Adalet ve Rızık İlişkisi
Adâlet; her türlü sapmanın ve haksızlığın karşıtı olup, bir şeyi ait olduğu yere koymak, hakkını vermek, eşit ve denk yapmak anlamlarına gelir.
Adalet kelimesi; insaf, haklılık, ölçülülük, söz ve eylemde doğruluk manalarını kapsayan bir denkleştirmedir.
Adalet, “hak” kavramıyla da alakalı olup “hak edene hak ettiğinin verilmesi” ya da “haksızlık yapılmaması”dır. Mizan ve mülk, adaletle kaimdir. Bu bağlamda adâlet, mutlak eşitlik değil; verilen ile hak edilen arasındaki dengeyi ifade eder. Buna dağıtıcı adalet de denir.
Denkleştirici adalet ise, herkesin eşit işleme tabi tutulmasını öngörür. Herkesin eşit olduğu adalet; yargı, barış, şahitlik ve alış-verişte ortaya çıkar. Böyle bir adaletin dağıtımı, toplumsal barış ve güvenin sigortasıdır.
İlahi yasaya göre Yüce Allah bütün canlıların rızkına kefildir.
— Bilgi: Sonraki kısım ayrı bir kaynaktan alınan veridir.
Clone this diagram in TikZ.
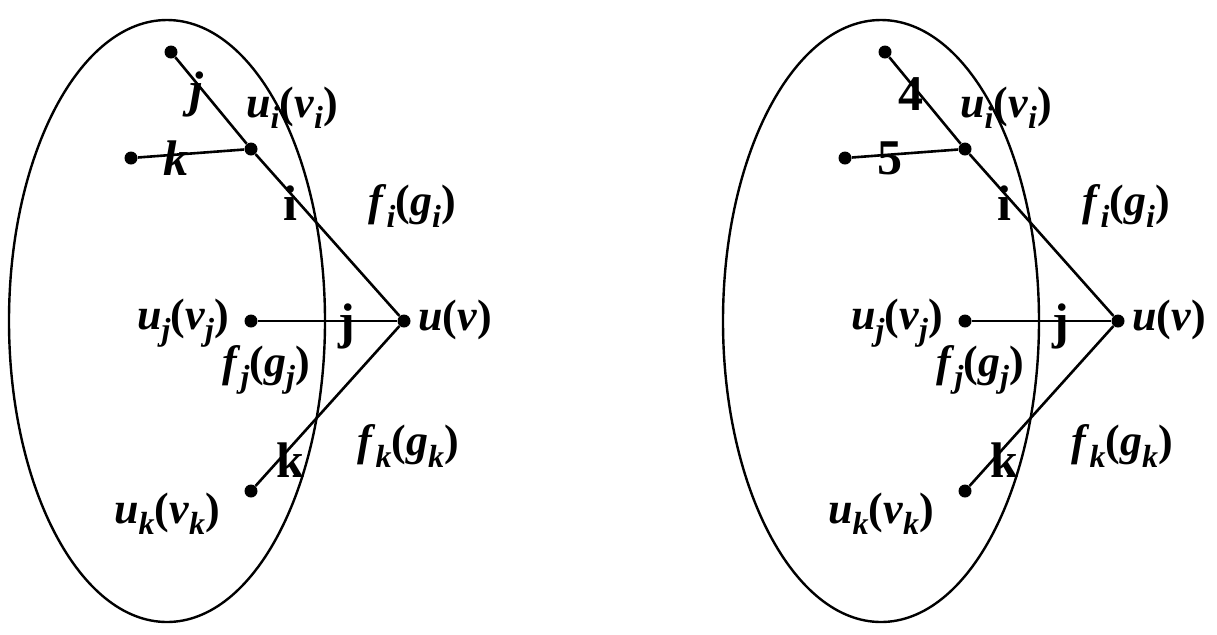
\documentclass[tikz,border=0pt]{standalone}
\usepackage{fontspec}
\setmainfont{Liberation Serif}
\usetikzlibrary{positioning}

\newcommand{\bi}[1]{\textbf{\textit{#1}}}
\newcommand{\sub}[1]{\raisebox{-0.55ex}{\fontsize{16}{16}\selectfont\bi{#1}}}
\newcommand{\lbl}[4]{\bi{#1}\sub{#2}\textbf{(}\bi{#3}\sub{#4}\textbf{)}}

\begin{document}
\begin{tikzpicture}[x=0.5pt, y=-0.5pt,
    dot/.style={circle, fill=black, inner sep=0pt, minimum size=6.5pt},
    link/.style={line width=1.3pt},
    region/.style={line width=1.2pt},
    lab/.style={font=\fontsize{22}{26}\selectfont, inner sep=1pt},
    elab/.style={font=\fontsize{25}{28}\selectfont, inner sep=1pt}
]
\useasboundingbox (0,0) rectangle (1217,634);
% two panels: edge names, then numbers
\foreach \dx/\ea/\eb/\p in {0/{\bi{j}}/{\bi{k}}/l, 714/{\textbf{4}}/{\textbf{5}}/r} {
  \begin{scope}[xshift=\dx*0.5pt]
    \draw[region] (167,321) ellipse [x radius=158, y radius=301];
    % vertices
    \node[dot] (uv\p) at (404,321) {};
    \node[dot] (ui\p) at (251,149) {};
    \node[dot] (uj\p) at (251,321) {};
    \node[dot] (uk\p) at (251,491) {};
    \node[dot] (a\p) at (171,52) {};
    \node[dot] (b\p) at (131,158) {};
    % edges
    \draw[link] (a\p) -- (ui\p) -- (uv\p);
    \draw[link] (b\p) -- (ui\p);
    \draw[link] (uj\p) -- (uv\p);
    \draw[link] (uk\p) -- (uv\p);
    % labels
    \node[elab] (la\p) at (197,94) {\ea};
    \node[elab] (lb\p) at (176,158) {\eb};
    \node[lab] (lui\p) at (292,108) {\lbl{u}{i}{v}{i}};
    \node[elab] (li\p) at (290,203) {\textbf{i}};
    \node[lab] (lfi\p) at (412,206) {\lbl{f}{i}{g}{i}};
    \node[lab] (luj\p) at (183,323) {\lbl{u}{j}{v}{j}};
    \node[elab] (lj\p) at (347,326) {\textbf{j}};
    \node[lab] (luv\p) at (455,320) {\bi{u}\textbf{(}\bi{v}\textbf{)}};
    \node[lab] (lfj\p) at (266,370) {\lbl{f}{j}{g}{j}};
    \node[elab] (lk\p) at (290,460) {\textbf{k}};
    \node[lab] (lfk\p) at (408,446) {\lbl{f}{k}{g}{k}};
    \node[lab] (luk\p) at (167,514) {\lbl{u}{k}{v}{k}};
  \end{scope}
}
\end{tikzpicture}
\end{document}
O, yeryüzünde bulunan insan ve diğer canlılar için rızık yaratmıştır. Rızkın, kaderle ve imtihan alanlarıyla da irtibatı vardır. İnsan kendisi için belirlenmiş olan rızkı arayıp bulmalıdır. Elbette Rezzâk olan Yüce Allah, kullarından dilediğine rızkı bol veriyor, dilediğine de kısıyor. (Bkz. Rum 37; Sebe 39; Zümer 52).
Geniş anlamıyla insanların sahip olduğu her türlü imkânı, dar anlamıyla da iktisadî imkânları ifade eden rızık açısından kişiden kişiye farklılıklar bulunduğu herkesin kolayca gözlemleyebileceği bir realitedir. İmkânların paylaşımıyla ilgili olarak beşeriyetin geliştireceği usul ve sistemler ancak daha âdil kabul edilme veya daha ikna edici olma özelliği bakımından başarılı sayılabilir; fakat bu farkların tamamen ortadan kaldırılması mümkün değildir. Zira bu durum ilâhî iradeden ve bu iradeye bağlı evrensel yasalardan, zihin ve beden güçlerinin eşitsizliği, coğrafya ve iklim farklılıkları, ekonomik ortam ve sistem farkları gibi doğal veya pozitif farklılıklardan kaynaklanmaktadır.
Meseleye İlahi adalet açısından baktığımız zaman şunu görürüz: Rızkı verenin Allah olduğuna gönülden inanan kimse için, kendisi ile başkaları arasındaki imkân farklılıkları bir bunalım, kıskançlık ve çatışma sebebi olmak yerine kişiyi yüce yaratıcısının lütfundan daha fazla talepte bulunma çabası içine iten bir motivasyon sağlayacak, ama elde ettiği imkânların gerçek kaynağını görmezden gelmeyecek ve bunların kendisine yüklediği sorumluluğun bilinci içinde hareket edecektir.(Bkz. Komisyon, Kur’an Yolu Türkçe Meal ve Tefsir, Ankara: DİB Yayınları, 2007, IV, 317-319).
Netice olarak, bol rızka sahip olan Allah’ın iyi kulu anlamın gelmediği gibi, rızık konusunda dar imkânlara sahip olan da Allah’ın kötü kulu anlamına gelmez. Her insan sahip olduğu imkânlarla sınanır. Bu sınavı hakkıyla kazananlar ahirette ödüllendirilir. Eğer yaşanan cemiyette sosyal adaletsizlikler varsa, hukuki açıdan bunun mücadelesini vermek birey ve topluma düşer. Bunun faturası Yüce Allah’a yüklenmemelidir. Âdil-i mutlak olan Cenâb-ı Hak, kullarından da adaletli davranmalarını ister.